Industrial labeling doesn't work this way. Consider what's required to label a predictive maintenance dataset:

Domain expertise: The labeler needs to understand the physics of the equipment. What does a normal vibration spectrum look like for this compressor model? What does early-stage bearing wear look like in the frequency domain?
Operational context: The same sensor reading might be normal during startup but anomalous during steady-state operation. Labels depend on operating mode.
Multi-signal correlation: A single label might require examining dozens of sensor channels simultaneously. Temperature, pressure, vibration, and flow rate together tell a story that no single signal reveals.
Temporal reasoning: Failures don't happen instantly. The labeler must identify the onset of degradation, sometimes weeks before the actual failure event.

The Expertise Bottleneck

The people who can do this labeling well are the same people who are already in high demand: experienced reliability engineers, process specialists, and maintenance technicians. They're not sitting at home looking for gig work on labeling platforms.

Typical availability and cost:

A crowdsourced image labeler: $10-15/hour, available in thousands
A junior industrial data annotator with some training: $40-60/hour, available in hundreds
A senior reliability engineer who can label complex failure modes: $150-300/hour, available in dozens per industry vertical

This scarcity directly impacts dataset pricing. The labeling cost alone for a comprehensive predictive maintenance dataset can exceed $100,000.

Approaches to the Problem

The market has developed several strategies to work around this bottleneck:

Semi-Automated Labeling

Use ML models to generate candidate labels, then have experts review and correct them. This can reduce expert time by 60-80% for well-understood failure modes, but still requires expert oversight.
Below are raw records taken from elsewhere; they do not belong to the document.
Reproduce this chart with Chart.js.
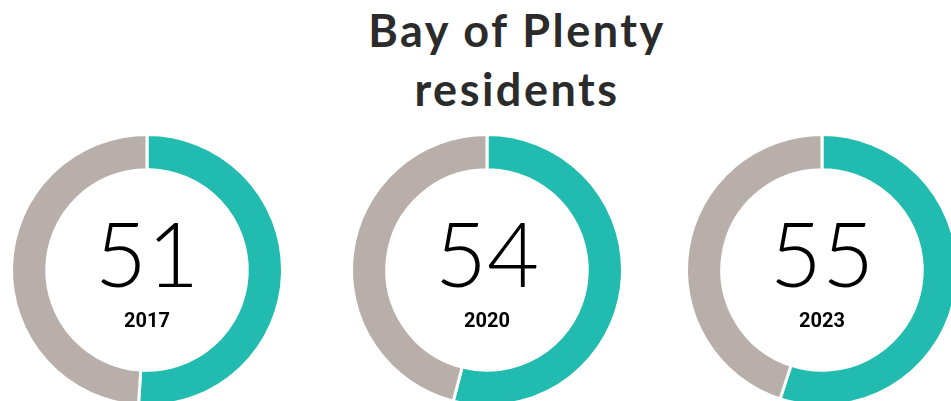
<!DOCTYPE html>
<html>
<head>
<meta charset="utf-8">
<script src="https://cdn.jsdelivr.net/npm/chart.js@4"></script>
<style>
  html, body { margin: 0; padding: 0; background: #fff; }
  body { width: 951px; height: 401px; position: relative; overflow: hidden; }
  #title {
    position: absolute; left: 317px; top: 1px; width: 400px;
    text-align: center; margin: 0;
    font-family: Lato, "Open Sans", sans-serif; font-weight: 700;
    font-size: 45px; line-height: 59px; letter-spacing: 2.5px; color: #2b2b2b;
  }
  .ring { position: absolute; width: 280px; height: 280px; }
</style>
</head>
<body>
<h1 id="title">Bay of Plenty<br>residents</h1>
<canvas id="ring0" class="ring" width="280" height="280"></canvas>
<canvas id="ring1" class="ring" width="280" height="280"></canvas>
<canvas id="ring2" class="ring" width="280" height="280"></canvas>
<script>
// values
var years = ['2017', '2020', '2023'];
var scores = [51, 54, 55];
var segmentLabels = ['Agree', 'Other'];

var teal = '#21bbaf';
var grey = '#b8afaa';

// where each ring sits on the page
var centresX = [147, 487, 822];
var centreY = 270;

var centreText = {
    id: 'centreText',
    afterDraw: function (chart) {
        var ctx = chart.ctx;
        var arc = chart.getDatasetMeta(0).data[0];
        var x = arc.x, y = arc.y;
        ctx.save();
        ctx.fillStyle = '#000';
        ctx.textAlign = 'center';
        ctx.textBaseline = 'alphabetic';
        ctx.font = '300 90px Lato, "Open Sans", sans-serif';
        ctx.fillText(chart.options.plugins.centreText.value, x, y + 17);
        ctx.font = 'bold 20px Roboto, "Liberation Sans", sans-serif';
        ctx.fillText(chart.options.plugins.centreText.year, x, y + 57);
        ctx.restore();
    }
};

years.forEach(function (year, i) {
    var canvas = document.getElementById('ring' + i);
    canvas.style.left = (centresX[i] - 140) + 'px';
    canvas.style.top = (centreY - 140) + 'px';

    new Chart(canvas.getContext('2d'), {
        type: 'doughnut',
        data: {
            labels: segmentLabels,
            datasets: [{
                data: [scores[i], 100 - scores[i]],
                backgroundColor: [teal, grey],
                borderColor: '#ffffff',
                borderWidth: 3
            }]
        },
        options: {
            responsive: false,
            animation: false,
            cutout: '74%',
            layout: { padding: 3 },
            plugins: {
                legend: { display: false },
                tooltip: { enabled: false },
                centreText: { value: String(scores[i]), year: year }
            }
        },
        plugins: [centreText]
    });
});
</script>
</body>
</html>
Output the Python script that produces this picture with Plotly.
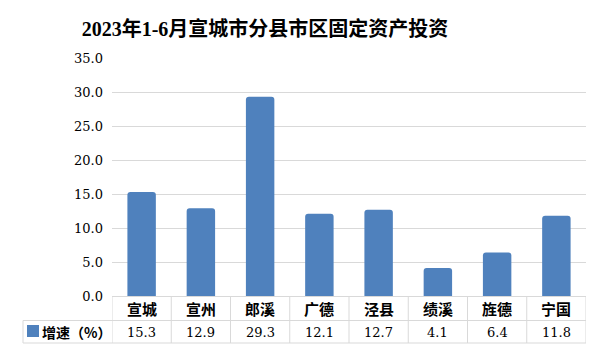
import plotly.graph_objects as go

# Data
categories = ["宣城", "宣州", "郎溪", "广德", "泾县", "绩溪", "旌德", "宁国"]
growth = [15.3, 12.9, 29.3, 12.1, 12.7, 4.1, 6.4, 11.8]
series_name = "增速（%）"
title_text = "2023年1-6月宣城市分县市区固定资产投资"
y_ticks = [0, 5, 10, 15, 20, 25, 30, 35]

BAR_COLOR = "#4f81bd"
GRID = "#d9d9d9"
NUM_FONT = "DejaVu Serif, Liberation Serif, serif"
CJK_FONT = "Noto Sans CJK SC, sans-serif"

# Plot area geometry (pixels) for the table layout under the axis
W, H = 600, 358
L, R, T, B = 112, 14, 58, 62
plot_h = H - T - B
plot_w = W - L - R


def py(pix):
    """Pixel row -> paper y."""
    return (H - B - pix) / plot_h


def px(pix):
    """Pixel column -> paper x."""
    return (pix - L) / plot_w


fig = go.Figure(
    go.Bar(
        x=categories,
        y=growth,
        marker=dict(color=BAR_COLOR, cornerradius=3, line=dict(width=0)),
        width=0.48,
        hoverinfo="x+y",
    )
)

row1_mid, row_split, row2_mid, table_bottom = 308, 320.5, 332, 343
legend_left = 23

shapes = []
annotations = []

# Table: vertical separators at category boundaries
for i in range(len(categories) + 1):
    shapes.append(dict(type="line", xref="x", yref="paper",
                       x0=i - 0.5, x1=i - 0.5, y0=0, y1=py(table_bottom),
                       line=dict(color=GRID, width=1)))
# Horizontal rules
for yy in (row_split, table_bottom):
    shapes.append(dict(type="line", xref="paper", yref="paper",
                       x0=px(legend_left), x1=1, y0=py(yy), y1=py(yy),
                       line=dict(color=GRID, width=1)))
# Left edge of the series label cell
shapes.append(dict(type="line", xref="paper", yref="paper",
                   x0=px(legend_left), x1=px(legend_left),
                   y0=py(row_split), y1=py(table_bottom),
                   line=dict(color=GRID, width=1)))
# Legend key
shapes.append(dict(type="rect", xref="paper", yref="paper",
                   x0=px(27), x1=px(39), y0=py(325), y1=py(337),
                   fillcolor=BAR_COLOR, line=dict(width=0)))

# Table text: category header row and value row
for cat, val in zip(categories, growth):
    annotations.append(dict(x=cat, xref="x", y=py(row1_mid), yref="paper",
                            text=f"<b>{cat}</b>", showarrow=False, xanchor="center", yanchor="middle",
                            font=dict(family=CJK_FONT, size=15, color="#000")))
    annotations.append(dict(x=cat, xref="x", y=py(row2_mid), yref="paper",
                            text=f"{val:.1f}", showarrow=False, xanchor="center", yanchor="middle",
                            font=dict(family=NUM_FONT, size=13, color="#000")))
annotations.append(dict(x=px(40), xref="paper", y=py(row2_mid), yref="paper",
                        text=f"<b>{series_name}</b>", showarrow=False, xanchor="left", yanchor="middle",
                        font=dict(family=CJK_FONT, size=14, color="#000")))

fig.update_layout(
    width=W, height=H,
    margin=dict(l=L, r=R, t=T, b=B),
    paper_bgcolor="white",
    plot_bgcolor="white",
    showlegend=False,
    bargap=0.52,
    title=dict(text=f"<b>{title_text}</b>", x=265 / W, xanchor="center",
               y=1 - 29 / H, yanchor="middle",
               font=dict(family="Liberation Serif, Noto Sans CJK SC, serif", size=20, color="#000")),
    xaxis=dict(range=[-0.5, len(categories) - 0.5], showticklabels=False,
               showgrid=False, zeroline=False, showline=True, linecolor=GRID, linewidth=1,
               fixedrange=True),
    yaxis=dict(range=[0, 35], tickvals=y_ticks, tickformat=".1f",
               showgrid=True, gridcolor=GRID, gridwidth=1, zeroline=False,
               showline=False, ticks="", ticklabelstandoff=8,
               tickfont=dict(family=NUM_FONT, size=13, color="#000"),
               fixedrange=True),
    shapes=shapes,
    annotations=annotations,
)

fig.write_html("out.html")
Maintenance Record Correlation

Instead of manual labeling, correlate sensor data with work orders and maintenance logs. If a bearing was replaced on a specific date, the preceding sensor data can be automatically labeled as degradation. This is powerful but messy — maintenance records are often incomplete, delayed, or inaccurate.

Physics-Based Labeling

Use physics models and simulation to generate synthetic labels. If you can model the expected sensor response for a given fault condition, you can label data by comparing real readings to simulated baselines. Effective for well-understood physics, less so for complex or novel failure modes.

Active Learning

Prioritize labeling the data points where the model is most uncertain. This maximizes the value of each expert-labeled sample. But it requires an existing model to start with, creating a chicken-and-egg problem for new domains.

The Quality Problem

Even when labels are obtained, quality varies enormously. Studies have shown inter-annotator agreement rates as low as 60% for complex industrial labeling tasks. Two experienced engineers may genuinely disagree about whether a vibration pattern represents early-stage degradation or normal variation.

This has downstream consequences. Models trained on inconsistently labeled data produce inconsistent predictions. The AI industry's standard response — "just get more data" — doesn't solve a quality problem.

What This Means for Data Brokers

For data brokers, labeling capability is a key differentiator. Anyone can collect raw sensor data. The brokers who can deliver reliably labeled datasets command premium prices and build lasting customer relationships.

Smart brokers are:

Building domain expert networks — cultivating relationships with retired engineers and industry consultants
Investing in labeling tools — building specialized interfaces for industrial time-series annotation
Developing hybrid approaches — combining automated and expert labeling for efficiency
Documenting methodology — providing buyers with clear information about how labels were generated and validated

The labeling bottleneck isn't going away. If anything, as AI applications push into more complex industrial domains, the demand for expert labeling will intensify. The organizations that solve this problem — or at least manage it better than their competitors — will control the most valuable layer of the industrial AI data supply chain.